Marvel took a big risk hiring Taika Waititi to direct “Thor: Ragnarok,” and the New Zealand-born filmmaker doesn’t disappoint, pushing the series in a brave new direction that isn’t afraid to get a little weird. Though the movie is perhaps too jokey at times, it’s exactly the makeover (both physically and tonally) that its lead character needed. Chris Hemsworth has never been better as the God of Thunder, no longer restrained by the regal stiffness of his earlier appearances, while Tom Hiddleston and Mark Ruffalo are also great in their reprised roles. In fact, the entire cast is in top form, including Cate Blanchett as the villainous Hela, Tessa Thompson as warrior goddess Valkyrie, Jeff Goldblum as the eccentric Grandmaster and even Waititi himself as comic relief Korg. The film boasts some nice visuals and action as well, but it’s Waititi’s unique sensibilities behind the camera that ultimately makes “Thor: Ragnarok” an absolute delight.
Extras include an audio commentary by director Taika Waititi, a series of featurettes on the characters, production design and the inspirations drawn from the comics, a look back at Marvel Studios’ first ten years, some deleted scenes, a gag reel and more. FINAL VERDICT: BUY
Greta Gerwig’s directorial debut is a low-key but incredibly affecting coming-of-age drama that is about a very particular time and place and yet is universally relatable to anyone who’s ever struggled to find their own voice, defied their parents or dreamed of leaving their hometown for something better. Though it features all the same beats that you normally find in the subgenre, the film is elevated by some smart writing and stellar performances by Laurie Metcalf and Saoirse Ronan. The two actresses are so good as the mother/daughter duo, bickering over the color of a dress one second and then bonding over that same dress the next, that the relationship feels completely authentic, which is paramount to the movie’s success. It’s perhaps a little too on-the-nose at times, but “Lady Bird” is a funny, sweet and unflinchingly honest portrait of growing up that signals Gerwig as a filmmaker to watch.

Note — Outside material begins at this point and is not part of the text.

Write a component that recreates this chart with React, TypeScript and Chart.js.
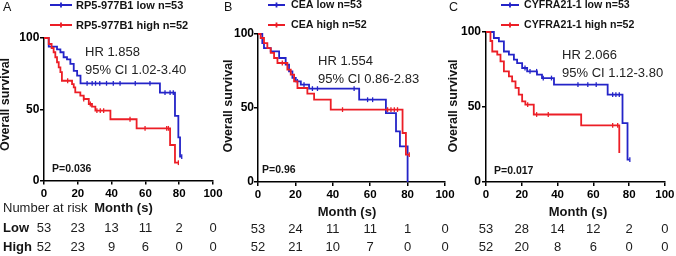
import React, { useEffect, useRef } from "react";
import { Chart, registerables } from "chart.js";

Chart.register(...registerables);

const FAMILY = '"Liberation Sans", Arial, Helvetica, sans-serif';
const BLUE = "#2424c8";
const RED = "#ec1e26";
const INK = "#141414";

// ---------- data ----------
const RISK_TIMES = [0, 20, 40, 60, 80, 100];

// Panel A: RP5-977B1
const A_LOW_T = [0, 2.8, 7.7, 9.7, 11.6, 13.6, 15.6, 17.6, 19.6, 21.6, 68.6, 77.5, 79.5, 80.5];
const A_LOW_S = [100, 94, 92, 90, 86.5, 85, 81.8, 77, 73.6, 68.2, 61.6, 45.3, 30.3, 16.7];
const A_LOW_END = 81.5;
const A_LOW_CENSOR = [25.5, 28.5, 30.5, 33, 37, 41, 45, 54, 62.7, 71.6, 74.6, 76.5, 81.5];
const A_HIGH_T = [0, 2.8, 4.5, 5.7, 6.7, 7.7, 8.7, 9.7, 10.6, 16.6, 17.6, 18.5, 21.5, 23.5, 26.5, 28.4, 30.4, 39.3, 54.8, 74.6, 77.5];
const A_HIGH_S = [100, 95.8, 93, 90, 86.5, 83, 79.4, 76, 70, 67.7, 65.4, 61.9, 59.5, 57.2, 53.7, 51.8, 49, 43, 36.6, 24.9, 12.5];
const A_HIGH_END = 79.5;
const A_HIGH_CENSOR = [14, 23.5, 27.4, 31.3, 33.3, 35.3, 50.9, 59.8, 72.6, 73.6, 79.5];
const A_RISK_LOW = [53, 23, 13, 11, 2, 0];
const A_RISK_HIGH = [52, 23, 9, 6, 0, 0];

// Panel B: CEA
const B_LOW_T = [0, 2.3, 3.2, 6.8, 11.3, 14.8, 16.6, 18.4, 20.2, 22.9, 27.3, 54.1, 68.4, 73.8, 75.9, 80];
const B_LOW_S = [100, 93.9, 90.5, 88.3, 83.8, 79.3, 74.8, 70.3, 68, 65.8, 63.1, 55.6, 46.6, 34.2, 24.1, 0];
const B_LOW_END = 80;
const B_LOW_CENSOR = [21.1, 24.6, 29.1, 31.8, 51.4, 58.6, 61.3];
const B_HIGH_T = [0, 1.4, 3.2, 5, 6.8, 8.6, 10.4, 15.7, 17.5, 19.3, 21.1, 26.4, 30, 38.9, 77.3, 79.1];
const B_HIGH_S = [100, 97.3, 93.9, 90.5, 87.2, 83.8, 80.4, 75.9, 72.5, 68, 63.5, 59.7, 55.6, 48.9, 33.1, 18.5];
const B_HIGH_END = 80.9;
const B_HIGH_CENSOR = [13, 45.2, 69.3, 71.1, 72.9, 74.6, 80.9];
const B_RISK_LOW = [53, 24, 11, 11, 1, 0];
const B_RISK_HIGH = [52, 21, 10, 7, 0, 0];

// Panel C: CYFRA21-1
const C_LOW_T = [0, 4.4, 7.2, 10, 12.8, 15.6, 17.4, 20.2, 23, 28.5, 31.3, 38, 68, 76.3, 79.1];
const C_LOW_S = [100, 96, 93.8, 87, 84.9, 81.6, 79.3, 76, 73.8, 71.6, 69.3, 64.9, 58.2, 39.3, 14.9];
const C_LOW_END = 80.4;
const C_LOW_CENSOR = [21.8, 24.6, 28.3, 32, 36.6, 51.4, 56.9, 61.6, 70.8, 72.6, 74.5, 80.4];
const C_HIGH_T = [0, 2.5, 3.5, 6.3, 8.1, 10, 12.8, 14.6, 16.5, 18.3, 20.2, 22, 26.7, 53.2, 74.5];
const C_HIGH_S = [100, 94, 87, 84.9, 80.4, 73.8, 70.4, 67.1, 62.7, 58.2, 53.8, 51.6, 45, 37.8, 19.3];
const C_HIGH_END = 74.5;
const C_HIGH_CENSOR = [23.3, 28.3, 34.8, 70.8, 73.6];
const C_RISK_LOW = [53, 28, 14, 12, 2, 0];
const C_RISK_HIGH = [52, 20, 8, 6, 0, 0];

// ---------- panel layout ----------
type Curve = { t: number[]; s: number[]; end: number; censor: number[] };
type Panel = {
  letter: string; letterX: number;
  area: { left: number; right: number; top: number; bottom: number };
  yPad: number; xPad: number;
  legLow: string; legHigh: string; legX1: number; legX2: number; legTextX: number; legFont: number;
  hr: string; ci: string; hrX: number; hrY1: number; hrY2: number;
  p: string; pX: number; pY: number;
  titleX: number; titleY: number;
  monthX: number; monthY: number;
  rowLowY: number; rowHighY: number;
  riskLabels: boolean;
  low: Curve; high: Curve;
  riskLow: number[]; riskHigh: number[];
};

const PANELS: Panel[] = [
  {
    letter: "A", letterX: 3,
    area: { left: 44, right: 213, top: 38, bottom: 180.5 },
    yPad: 0.7, xPad: 2,
    legLow: "RP5-977B1 low n=53", legHigh: "RP5-977B1 high n=52", legX1: 50, legX2: 72, legTextX: 76, legFont: 11,
    hr: "HR 1.858", ci: "95% CI 1.02-3.40", hrX: 85, hrY1: 52.7, hrY2: 70,
    p: "P=0.036", pX: 52, pY: 169.5,
    titleX: 6, titleY: 104.5,
    monthX: 123.5, monthY: 208.5,
    rowLowY: 228.5, rowHighY: 247.5,
    riskLabels: true,
    low: { t: A_LOW_T, s: A_LOW_S, end: A_LOW_END, censor: A_LOW_CENSOR },
    high: { t: A_HIGH_T, s: A_HIGH_S, end: A_HIGH_END, censor: A_HIGH_CENSOR },
    riskLow: A_RISK_LOW, riskHigh: A_RISK_HIGH,
  },
  {
    letter: "B", letterX: 224,
    area: { left: 258, right: 445, top: 34, bottom: 182 },
    yPad: 0, xPad: 1.5,
    legLow: "CEA low n=53", legHigh: "CEA high n=52", legX1: 268, legX2: 285, legTextX: 291, legFont: 10.7,
    hr: "HR 1.554", ci: "95% CI 0.86-2.83", hrX: 318, hrY1: 61.5, hrY2: 79.5,
    p: "P=0.96", pX: 262, pY: 170,
    titleX: 229, titleY: 106,
    monthX: 347, monthY: 212.5,
    rowLowY: 229, rowHighY: 247.7,
    riskLabels: false,
    low: { t: B_LOW_T, s: B_LOW_S, end: B_LOW_END, censor: B_LOW_CENSOR },
    high: { t: B_HIGH_T, s: B_HIGH_S, end: B_HIGH_END, censor: B_HIGH_CENSOR },
    riskLow: B_RISK_LOW, riskHigh: B_RISK_HIGH,
  },
  {
    letter: "C", letterX: 449,
    area: { left: 486, right: 666, top: 32, bottom: 182 },
    yPad: 1, xPad: 1.5,
    legLow: "CYFRA21-1 low n=53", legHigh: "CYFRA21-1 high n=52", legX1: 501, legX2: 519, legTextX: 524, legFont: 10.6,
    hr: "HR 2.066", ci: "95% CI 1.12-3.80", hrX: 562, hrY1: 55.3, hrY2: 73,
    p: "P=0.017", pX: 494, pY: 170.7,
    titleX: 453.5, titleY: 106,
    monthX: 578, monthY: 212.5,
    rowLowY: 229, rowHighY: 247.7,
    riskLabels: false,
    low: { t: C_LOW_T, s: C_LOW_S, end: C_LOW_END, censor: C_LOW_CENSOR },
    high: { t: C_HIGH_T, s: C_HIGH_S, end: C_HIGH_END, censor: C_HIGH_CENSOR },
    riskLow: C_RISK_LOW, riskHigh: C_RISK_HIGH,
  },
];

const W = 676;
const H = 256;
const Y_AXIS_W = 30;
const X_AXIS_H = 20;

function survAt(t: number[], s: number[], x: number) {
  let v = s[0];
  for (let i = 0; i < t.length; i++) if (t[i] <= x) v = s[i];
  return v;
}

function stepData(c: Curve) {
  const d = c.t.map((t, i) => ({ x: t, y: c.s[i] }));
  if (c.end > c.t[c.t.length - 1]) d.push({ x: c.end, y: c.s[c.s.length - 1] });
  return d;
}

function censorData(c: Curve) {
  return c.censor.map((t) => ({ x: t, y: survAt(c.t, c.s, t) }));
}

function font(size: number, bold = false) {
  return `${bold ? "bold " : ""}${size}px ${FAMILY}`;
}

function makeChart(canvas: HTMLCanvasElement, p: Panel) {
  const lineDs = (data: any[], color: string) => ({
    data, borderColor: color, backgroundColor: color, borderWidth: 1.8,
    stepped: "before" as const, pointRadius: 0, fill: false, tension: 0, clip: false as any,
  });
  const censDs = (data: any[], color: string) => ({
    data, showLine: false, borderColor: color, backgroundColor: color,
    pointStyle: "line" as const, rotation: 90, pointRadius: 2.4, pointBorderWidth: 1.3, clip: false as any,
  });

  const textPlugin = {
    id: "panelText" + p.letter,
    afterDraw(chart: any) {
      const ctx: CanvasRenderingContext2D = chart.ctx;
      const xs = chart.scales.x;
      ctx.save();
      ctx.fillStyle = INK;
      ctx.textBaseline = "middle";
      ctx.textAlign = "left";
      // panel letter
      ctx.font = font(12.5);
      ctx.fillText(p.letter, p.letterX, 8);
      // legend
      const leg = [
        { text: p.legLow, color: BLUE, y: 5 },
        { text: p.legHigh, color: RED, y: 25 },
      ];
      for (const l of leg) {
        ctx.strokeStyle = l.color;
        ctx.lineWidth = 1.8;
        ctx.beginPath();
        ctx.moveTo(p.legX1, l.y);
        ctx.lineTo(p.legX2, l.y);
        const mid = (p.legX1 + p.legX2) / 2;
        ctx.moveTo(mid, l.y - 2.6);
        ctx.lineTo(mid, l.y + 2.6);
        ctx.stroke();
        ctx.fillStyle = INK;
        ctx.font = font(p.legFont, true);
        ctx.fillText(l.text, p.legTextX, l.y + 0.5);
      }
      // HR + CI
      ctx.font = font(13);
      ctx.fillStyle = "#222";
      ctx.fillText(p.hr, p.hrX, p.hrY1);
      ctx.fillText(p.ci, p.hrX, p.hrY2);
      // P value
      ctx.fillStyle = INK;
      ctx.font = font(10.5, true);
      ctx.fillText(p.p, p.pX, p.pY);
      // y title
      ctx.save();
      ctx.translate(p.titleX, p.titleY);
      ctx.rotate(-Math.PI / 2);
      ctx.textAlign = "center";
      ctx.font = font(12.5, true);
      ctx.fillText("Overall survival", 0, 0);
      ctx.restore();
      // x title
      ctx.textAlign = "center";
      ctx.font = font(13, true);
      ctx.fillText("Month (s)", p.monthX, p.monthY);
      // number at risk
      ctx.font = font(13);
      ctx.fillStyle = "#1c1c1c";
      RISK_TIMES.forEach((t, i) => {
        const x = xs.getPixelForValue(t);
        ctx.fillText(String(p.riskLow[i]), x, p.rowLowY);
        ctx.fillText(String(p.riskHigh[i]), x, p.rowHighY);
      });
      if (p.riskLabels) {
        ctx.textAlign = "left";
        ctx.font = font(13);
        ctx.fillText("Number at risk", 3, p.monthY);
        ctx.font = font(13, true);
        ctx.fillStyle = INK;
        ctx.fillText("Low", 3, p.rowLowY);
        ctx.fillText("High", 3, p.rowHighY);
      }
      ctx.restore();
    },
  };

  const axisCommon = {
    grid: { drawOnChartArea: false, drawTicks: true, tickLength: 4, color: "#000", lineWidth: 1.5 },
    border: { color: "#000", width: 1.5 },
  };

  return new Chart(canvas, {
    type: "line",
    data: {
      datasets: [
        lineDs(stepData(p.high), RED) as any,
        censDs(censorData(p.high), RED) as any,
        lineDs(stepData(p.low), BLUE) as any,
        censDs(censorData(p.low), BLUE) as any,
      ],
    },
    options: {
      animation: false,
      responsive: false,
      events: [],
      layout: {
        padding: {
          left: p.area.left - Y_AXIS_W,
          right: W - p.area.right,
          top: p.area.top,
          bottom: H - p.area.bottom - X_AXIS_H,
        },
      },
      plugins: { legend: { display: false }, tooltip: { enabled: false }, title: { display: false } },
      scales: {
        x: {
          type: "linear", min: 0, max: 100,
          afterFit: (s: any) => { s.height = X_AXIS_H; },
          ticks: { stepSize: 20, autoSkip: false, maxRotation: 0, padding: p.xPad, color: "#000", font: { family: FAMILY, size: 11.5, weight: "bold" } },
          ...axisCommon,
        },
        y: {
          type: "linear", min: 0, max: 100,
          afterFit: (s: any) => { s.width = Y_AXIS_W; },
          ticks: { stepSize: 50, padding: p.yPad, color: "#000", font: { family: FAMILY, size: 12, weight: "bold" } },
          ...axisCommon,
        },
      },
    } as any,
    plugins: [textPlugin],
  });
}

function PanelCanvas({ panel }: { panel: Panel }) {
  const ref = useRef<HTMLCanvasElement | null>(null);
  useEffect(() => {
    if (!ref.current) return;
    const chart = makeChart(ref.current, panel);
    return () => chart.destroy();
  }, [panel]);
  return (
    <canvas
      ref={ref}
      width={W}
      height={H}
      style={{ position: "absolute", left: 0, top: 0, width: W, height: H }}
    />
  );
}

export default function App() {
  useEffect(() => {
    document.body.style.margin = "0";
    document.body.style.background = "#fff";
  }, []);
  return (
    <div style={{ position: "absolute", left: 0, top: 0, width: W, height: H, background: "#fff", overflow: "hidden" }}>
      {PANELS.map((p) => (
        <PanelCanvas key={p.letter} panel={p} />
      ))}
    </div>
  );
}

Extras include an audio commentary by writer/director Greta Gerwig and cinematographer Sam Levy, as well as a making-of featurette. FINAL VERDICT: BUY
“The Man Who Invented Christmas”
Movies don’t get any more middling than Bharat Nalluri’s “The Man Who Invented Christmas.” It’s the very definition of mediocrity – just good enough to hold your interest without being particularly memorable. Though the story of how Charles Dickens came to write “A Christmas Carol” is certainly interesting (even if some of the facts seem completely fabricated), it’s not as enjoyable as the many screen adaptations released over the years. In fact, the film’s best moments are those when Dickens interacts with the characters from his story, especially Ebenezer Scrooge, who’s played by a perfectly cast Christopher Plummer. It’s a shame that we’ll probably never get to see a Plummer-led version of “A Christmas Carol,” because if “The Man Who Invented Christmas” gets anything right, it was casting the veteran actor in the iconic role.